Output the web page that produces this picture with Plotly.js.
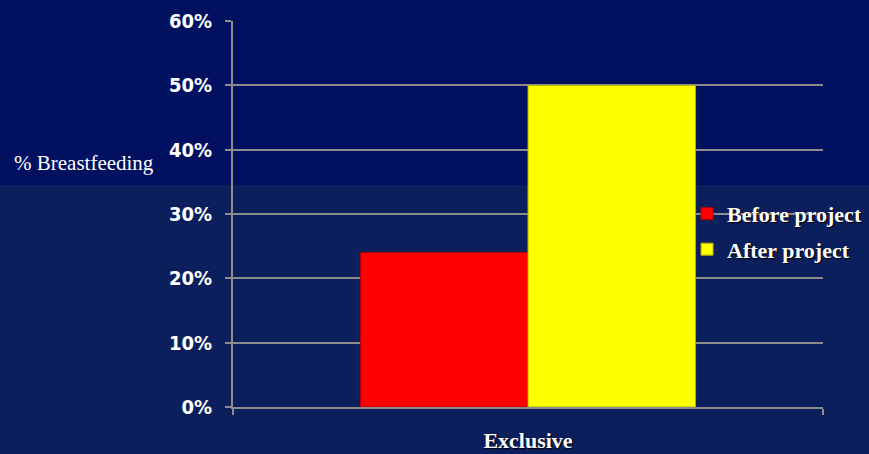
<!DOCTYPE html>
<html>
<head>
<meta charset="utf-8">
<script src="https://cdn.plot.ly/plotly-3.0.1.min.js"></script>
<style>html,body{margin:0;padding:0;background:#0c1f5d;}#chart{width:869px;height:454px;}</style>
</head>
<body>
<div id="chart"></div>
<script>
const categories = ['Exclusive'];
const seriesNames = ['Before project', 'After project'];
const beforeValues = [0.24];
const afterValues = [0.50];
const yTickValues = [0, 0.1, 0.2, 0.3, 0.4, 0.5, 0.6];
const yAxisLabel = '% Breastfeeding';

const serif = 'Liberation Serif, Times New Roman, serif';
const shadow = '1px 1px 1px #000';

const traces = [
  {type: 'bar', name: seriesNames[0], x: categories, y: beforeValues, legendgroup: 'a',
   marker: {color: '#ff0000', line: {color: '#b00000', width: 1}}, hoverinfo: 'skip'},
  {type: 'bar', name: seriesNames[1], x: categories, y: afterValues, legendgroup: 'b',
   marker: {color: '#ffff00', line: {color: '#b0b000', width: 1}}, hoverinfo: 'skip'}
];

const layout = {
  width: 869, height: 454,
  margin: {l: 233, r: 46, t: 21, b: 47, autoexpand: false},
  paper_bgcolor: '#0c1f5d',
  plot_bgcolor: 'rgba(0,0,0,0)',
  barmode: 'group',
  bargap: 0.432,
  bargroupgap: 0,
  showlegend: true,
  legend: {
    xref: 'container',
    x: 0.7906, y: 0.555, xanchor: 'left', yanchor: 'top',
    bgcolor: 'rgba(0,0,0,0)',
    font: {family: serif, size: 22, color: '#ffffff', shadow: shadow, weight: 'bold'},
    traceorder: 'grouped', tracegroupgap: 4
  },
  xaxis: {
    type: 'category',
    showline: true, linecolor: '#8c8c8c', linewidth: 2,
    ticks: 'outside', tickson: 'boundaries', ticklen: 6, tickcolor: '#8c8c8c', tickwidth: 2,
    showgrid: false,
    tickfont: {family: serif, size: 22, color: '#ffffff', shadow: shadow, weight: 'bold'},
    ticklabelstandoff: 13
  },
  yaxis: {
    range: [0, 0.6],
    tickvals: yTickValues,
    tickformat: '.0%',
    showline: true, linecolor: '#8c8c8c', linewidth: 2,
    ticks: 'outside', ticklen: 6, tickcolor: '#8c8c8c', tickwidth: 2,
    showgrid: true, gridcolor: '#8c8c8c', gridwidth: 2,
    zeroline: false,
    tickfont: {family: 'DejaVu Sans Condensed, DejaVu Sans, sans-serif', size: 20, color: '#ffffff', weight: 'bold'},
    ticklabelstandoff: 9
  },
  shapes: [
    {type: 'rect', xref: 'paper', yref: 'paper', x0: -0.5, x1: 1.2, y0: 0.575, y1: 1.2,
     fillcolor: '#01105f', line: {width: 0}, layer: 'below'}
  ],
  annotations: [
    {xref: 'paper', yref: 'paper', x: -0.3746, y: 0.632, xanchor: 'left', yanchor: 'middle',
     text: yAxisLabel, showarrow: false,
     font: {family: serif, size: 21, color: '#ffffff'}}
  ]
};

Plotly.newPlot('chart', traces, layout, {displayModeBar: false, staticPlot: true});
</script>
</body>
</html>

◆ Work to do: Write out the full listing verbatim, excluding its pictures.

◆ Solution for this task:
Output the web page that produces this picture with Plotly.js.
<!DOCTYPE html>
<html>
<head>
<meta charset="utf-8">
<script src="https://cdn.plot.ly/plotly-3.0.1.min.js"></script>
<style>html,body{margin:0;padding:0;background:#0c1f5d;}#chart{width:869px;height:454px;}</style>
</head>
<body>
<div id="chart"></div>
<script>
const categories = ['Exclusive'];
const seriesNames = ['Before project', 'After project'];
const beforeValues = [0.24];
const afterValues = [0.50];
const yTickValues = [0, 0.1, 0.2, 0.3, 0.4, 0.5, 0.6];
const yAxisLabel = '% Breastfeeding';

const serif = 'Liberation Serif, Times New Roman, serif';
const shadow = '1px 1px 1px #000';

const traces = [
  {type: 'bar', name: seriesNames[0], x: categories, y: beforeValues, legendgroup: 'a',
   marker: {color: '#ff0000', line: {color: '#b00000', width: 1}}, hoverinfo: 'skip'},
  {type: 'bar', name: seriesNames[1], x: categories, y: afterValues, legendgroup: 'b',
   marker: {color: '#ffff00', line: {color: '#b0b000', width: 1}}, hoverinfo: 'skip'}
];

const layout = {
  width: 869, height: 454,
  margin: {l: 233, r: 46, t: 21, b: 47, autoexpand: false},
  paper_bgcolor: '#0c1f5d',
  plot_bgcolor: 'rgba(0,0,0,0)',
  barmode: 'group',
  bargap: 0.432,
  bargroupgap: 0,
  showlegend: true,
  legend: {
    xref: 'container',
    x: 0.7906, y: 0.555, xanchor: 'left', yanchor: 'top',
    bgcolor: 'rgba(0,0,0,0)',
    font: {family: serif, size: 22, color: '#ffffff', shadow: shadow, weight: 'bold'},
    traceorder: 'grouped', tracegroupgap: 4
  },
  xaxis: {
    type: 'category',
    showline: true, linecolor: '#8c8c8c', linewidth: 2,
    ticks: 'outside', tickson: 'boundaries', ticklen: 6, tickcolor: '#8c8c8c', tickwidth: 2,
    showgrid: false,
    tickfont: {family: serif, size: 22, color: '#ffffff', shadow: shadow, weight: 'bold'},
    ticklabelstandoff: 13
  },
  yaxis: {
    range: [0, 0.6],
    tickvals: yTickValues,
    tickformat: '.0%',
    showline: true, linecolor: '#8c8c8c', linewidth: 2,
    ticks: 'outside', ticklen: 6, tickcolor: '#8c8c8c', tickwidth: 2,
    showgrid: true, gridcolor: '#8c8c8c', gridwidth: 2,
    zeroline: false,
    tickfont: {family: 'DejaVu Sans Condensed, DejaVu Sans, sans-serif', size: 20, color: '#ffffff', weight: 'bold'},
    ticklabelstandoff: 9
  },
  shapes: [
    {type: 'rect', xref: 'paper', yref: 'paper', x0: -0.5, x1: 1.2, y0: 0.575, y1: 1.2,
     fillcolor: '#01105f', line: {width: 0}, layer: 'below'}
  ],
  annotations: [
    {xref: 'paper', yref: 'paper', x: -0.3746, y: 0.632, xanchor: 'left', yanchor: 'middle',
     text: yAxisLabel, showarrow: false,
     font: {family: serif, size: 21, color: '#ffffff'}}
  ]
};

Plotly.newPlot('chart', traces, layout, {displayModeBar: false, staticPlot: true});
</script>
</body>
</html>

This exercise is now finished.